> Set exercise
Extract only the first line of the listing and every line after it up to and including the one with "(meth) at (232,469)". Omit the pictures.

> Data shown
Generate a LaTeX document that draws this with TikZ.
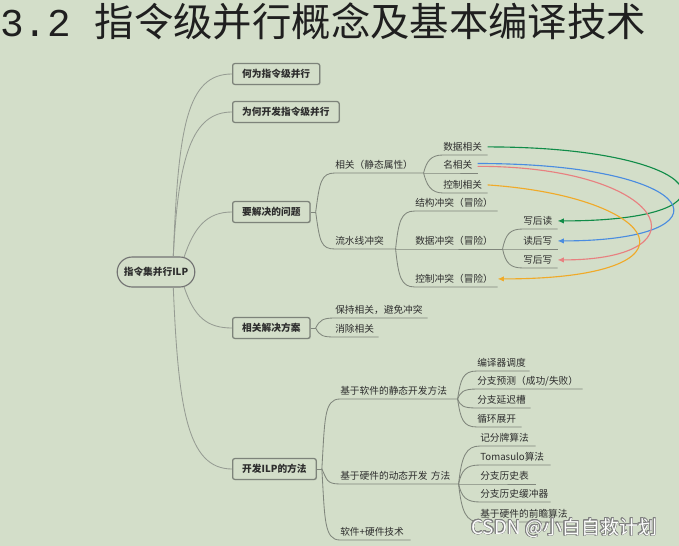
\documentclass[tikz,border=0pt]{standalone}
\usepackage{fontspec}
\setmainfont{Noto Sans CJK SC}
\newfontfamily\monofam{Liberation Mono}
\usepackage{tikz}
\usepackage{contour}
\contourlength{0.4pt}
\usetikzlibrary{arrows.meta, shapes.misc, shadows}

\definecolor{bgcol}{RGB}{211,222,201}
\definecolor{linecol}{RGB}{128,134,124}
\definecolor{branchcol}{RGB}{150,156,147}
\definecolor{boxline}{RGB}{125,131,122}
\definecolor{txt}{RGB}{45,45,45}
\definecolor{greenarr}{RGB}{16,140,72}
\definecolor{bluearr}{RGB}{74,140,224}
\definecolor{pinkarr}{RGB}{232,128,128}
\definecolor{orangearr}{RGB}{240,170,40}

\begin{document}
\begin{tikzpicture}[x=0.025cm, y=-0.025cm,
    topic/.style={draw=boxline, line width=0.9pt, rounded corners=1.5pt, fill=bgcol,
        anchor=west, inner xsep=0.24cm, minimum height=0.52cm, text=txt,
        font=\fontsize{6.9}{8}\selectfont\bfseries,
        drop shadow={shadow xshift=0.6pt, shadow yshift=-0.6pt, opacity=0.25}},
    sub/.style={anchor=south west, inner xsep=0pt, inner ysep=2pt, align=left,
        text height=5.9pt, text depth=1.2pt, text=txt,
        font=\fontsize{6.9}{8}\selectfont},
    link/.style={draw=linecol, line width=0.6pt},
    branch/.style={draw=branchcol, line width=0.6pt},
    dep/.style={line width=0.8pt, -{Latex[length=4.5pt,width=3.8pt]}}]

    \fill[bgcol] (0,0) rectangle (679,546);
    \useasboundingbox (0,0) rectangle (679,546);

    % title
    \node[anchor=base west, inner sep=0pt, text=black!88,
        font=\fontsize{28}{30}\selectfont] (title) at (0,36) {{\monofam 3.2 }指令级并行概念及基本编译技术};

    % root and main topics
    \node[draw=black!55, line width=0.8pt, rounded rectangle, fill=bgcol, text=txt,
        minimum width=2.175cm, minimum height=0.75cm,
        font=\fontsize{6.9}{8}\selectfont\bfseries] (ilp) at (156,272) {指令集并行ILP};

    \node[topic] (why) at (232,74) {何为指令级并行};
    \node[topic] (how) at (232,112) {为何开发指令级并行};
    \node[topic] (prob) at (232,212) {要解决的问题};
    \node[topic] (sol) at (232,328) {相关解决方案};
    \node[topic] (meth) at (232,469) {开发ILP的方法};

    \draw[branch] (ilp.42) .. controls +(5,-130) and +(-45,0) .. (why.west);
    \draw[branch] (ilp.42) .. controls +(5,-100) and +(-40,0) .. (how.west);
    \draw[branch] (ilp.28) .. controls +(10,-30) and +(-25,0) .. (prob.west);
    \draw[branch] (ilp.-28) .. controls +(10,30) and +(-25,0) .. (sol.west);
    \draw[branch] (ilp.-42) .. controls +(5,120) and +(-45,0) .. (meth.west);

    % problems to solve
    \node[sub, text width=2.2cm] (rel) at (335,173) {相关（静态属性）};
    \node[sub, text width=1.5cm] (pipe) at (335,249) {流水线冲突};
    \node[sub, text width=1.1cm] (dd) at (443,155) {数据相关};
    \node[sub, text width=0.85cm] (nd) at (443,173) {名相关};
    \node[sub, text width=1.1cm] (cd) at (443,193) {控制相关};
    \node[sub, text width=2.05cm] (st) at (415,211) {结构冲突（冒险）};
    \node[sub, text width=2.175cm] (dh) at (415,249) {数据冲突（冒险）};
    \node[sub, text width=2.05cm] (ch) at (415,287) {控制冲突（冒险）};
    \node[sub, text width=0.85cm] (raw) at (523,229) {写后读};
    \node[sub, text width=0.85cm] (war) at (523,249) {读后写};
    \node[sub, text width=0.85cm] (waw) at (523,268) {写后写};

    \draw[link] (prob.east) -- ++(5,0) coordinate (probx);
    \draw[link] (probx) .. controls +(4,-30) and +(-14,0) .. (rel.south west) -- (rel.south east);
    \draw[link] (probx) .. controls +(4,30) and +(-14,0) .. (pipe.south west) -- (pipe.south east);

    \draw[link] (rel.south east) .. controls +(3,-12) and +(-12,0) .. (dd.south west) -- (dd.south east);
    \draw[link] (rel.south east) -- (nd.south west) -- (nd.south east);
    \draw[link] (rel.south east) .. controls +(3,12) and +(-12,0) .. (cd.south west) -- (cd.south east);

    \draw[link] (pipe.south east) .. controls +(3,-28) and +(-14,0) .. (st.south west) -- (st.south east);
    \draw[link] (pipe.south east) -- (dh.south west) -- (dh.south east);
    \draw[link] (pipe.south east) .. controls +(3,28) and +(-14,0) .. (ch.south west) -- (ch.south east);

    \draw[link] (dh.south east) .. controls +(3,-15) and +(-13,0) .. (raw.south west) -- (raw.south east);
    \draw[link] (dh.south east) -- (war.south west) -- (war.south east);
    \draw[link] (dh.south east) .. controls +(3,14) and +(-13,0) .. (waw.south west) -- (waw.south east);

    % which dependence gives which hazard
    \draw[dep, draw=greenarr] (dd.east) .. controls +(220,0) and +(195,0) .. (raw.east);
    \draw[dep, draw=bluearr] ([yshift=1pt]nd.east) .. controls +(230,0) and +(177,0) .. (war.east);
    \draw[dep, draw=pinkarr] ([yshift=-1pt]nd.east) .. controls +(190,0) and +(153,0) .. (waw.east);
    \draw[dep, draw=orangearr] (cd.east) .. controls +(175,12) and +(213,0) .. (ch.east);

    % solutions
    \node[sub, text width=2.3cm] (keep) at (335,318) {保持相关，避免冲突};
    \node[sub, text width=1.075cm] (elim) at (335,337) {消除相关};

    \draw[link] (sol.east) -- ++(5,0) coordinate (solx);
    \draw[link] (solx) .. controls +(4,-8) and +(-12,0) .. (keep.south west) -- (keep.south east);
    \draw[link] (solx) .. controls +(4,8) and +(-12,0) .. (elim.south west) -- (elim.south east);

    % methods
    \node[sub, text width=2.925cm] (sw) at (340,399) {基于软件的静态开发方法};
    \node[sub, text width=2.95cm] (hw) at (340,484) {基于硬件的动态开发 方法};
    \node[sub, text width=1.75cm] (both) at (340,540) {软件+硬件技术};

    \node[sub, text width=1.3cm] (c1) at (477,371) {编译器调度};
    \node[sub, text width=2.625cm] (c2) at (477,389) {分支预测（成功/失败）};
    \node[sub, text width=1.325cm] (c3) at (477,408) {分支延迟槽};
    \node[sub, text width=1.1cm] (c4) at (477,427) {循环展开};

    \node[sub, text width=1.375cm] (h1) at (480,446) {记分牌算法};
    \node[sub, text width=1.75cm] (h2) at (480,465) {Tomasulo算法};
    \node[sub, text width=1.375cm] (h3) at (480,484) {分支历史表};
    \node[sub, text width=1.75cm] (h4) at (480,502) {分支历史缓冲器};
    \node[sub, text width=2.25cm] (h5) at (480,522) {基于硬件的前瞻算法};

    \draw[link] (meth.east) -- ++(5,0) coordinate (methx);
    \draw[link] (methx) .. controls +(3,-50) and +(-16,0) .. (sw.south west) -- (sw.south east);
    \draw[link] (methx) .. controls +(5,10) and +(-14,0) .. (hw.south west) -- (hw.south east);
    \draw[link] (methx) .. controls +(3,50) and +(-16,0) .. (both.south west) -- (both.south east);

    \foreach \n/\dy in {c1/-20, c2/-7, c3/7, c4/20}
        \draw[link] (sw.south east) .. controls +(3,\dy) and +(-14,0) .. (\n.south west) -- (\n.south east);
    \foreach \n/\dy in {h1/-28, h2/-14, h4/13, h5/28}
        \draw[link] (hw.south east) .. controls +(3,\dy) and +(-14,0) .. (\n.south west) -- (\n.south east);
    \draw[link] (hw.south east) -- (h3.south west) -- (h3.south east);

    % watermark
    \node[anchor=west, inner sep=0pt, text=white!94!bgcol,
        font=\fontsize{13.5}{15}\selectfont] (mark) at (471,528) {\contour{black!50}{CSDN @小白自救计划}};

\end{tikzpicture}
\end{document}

> Full solution
Generate a LaTeX document that draws this with TikZ.
\documentclass[tikz,border=0pt]{standalone}
\usepackage{fontspec}
\setmainfont{Noto Sans CJK SC}
\newfontfamily\monofam{Liberation Mono}
\usepackage{tikz}
\usepackage{contour}
\contourlength{0.4pt}
\usetikzlibrary{arrows.meta, shapes.misc, shadows}

\definecolor{bgcol}{RGB}{211,222,201}
\definecolor{linecol}{RGB}{128,134,124}
\definecolor{branchcol}{RGB}{150,156,147}
\definecolor{boxline}{RGB}{125,131,122}
\definecolor{txt}{RGB}{45,45,45}
\definecolor{greenarr}{RGB}{16,140,72}
\definecolor{bluearr}{RGB}{74,140,224}
\definecolor{pinkarr}{RGB}{232,128,128}
\definecolor{orangearr}{RGB}{240,170,40}

\begin{document}
\begin{tikzpicture}[x=0.025cm, y=-0.025cm,
    topic/.style={draw=boxline, line width=0.9pt, rounded corners=1.5pt, fill=bgcol,
        anchor=west, inner xsep=0.24cm, minimum height=0.52cm, text=txt,
        font=\fontsize{6.9}{8}\selectfont\bfseries,
        drop shadow={shadow xshift=0.6pt, shadow yshift=-0.6pt, opacity=0.25}},
    sub/.style={anchor=south west, inner xsep=0pt, inner ysep=2pt, align=left,
        text height=5.9pt, text depth=1.2pt, text=txt,
        font=\fontsize{6.9}{8}\selectfont},
    link/.style={draw=linecol, line width=0.6pt},
    branch/.style={draw=branchcol, line width=0.6pt},
    dep/.style={line width=0.8pt, -{Latex[length=4.5pt,width=3.8pt]}}]

    \fill[bgcol] (0,0) rectangle (679,546);
    \useasboundingbox (0,0) rectangle (679,546);

    % title
    \node[anchor=base west, inner sep=0pt, text=black!88,
        font=\fontsize{28}{30}\selectfont] (title) at (0,36) {{\monofam 3.2 }指令级并行概念及基本编译技术};

    % root and main topics
    \node[draw=black!55, line width=0.8pt, rounded rectangle, fill=bgcol, text=txt,
        minimum width=2.175cm, minimum height=0.75cm,
        font=\fontsize{6.9}{8}\selectfont\bfseries] (ilp) at (156,272) {指令集并行ILP};

    \node[topic] (why) at (232,74) {何为指令级并行};
    \node[topic] (how) at (232,112) {为何开发指令级并行};
    \node[topic] (prob) at (232,212) {要解决的问题};
    \node[topic] (sol) at (232,328) {相关解决方案};
    \node[topic] (meth) at (232,469) {开发ILP的方法};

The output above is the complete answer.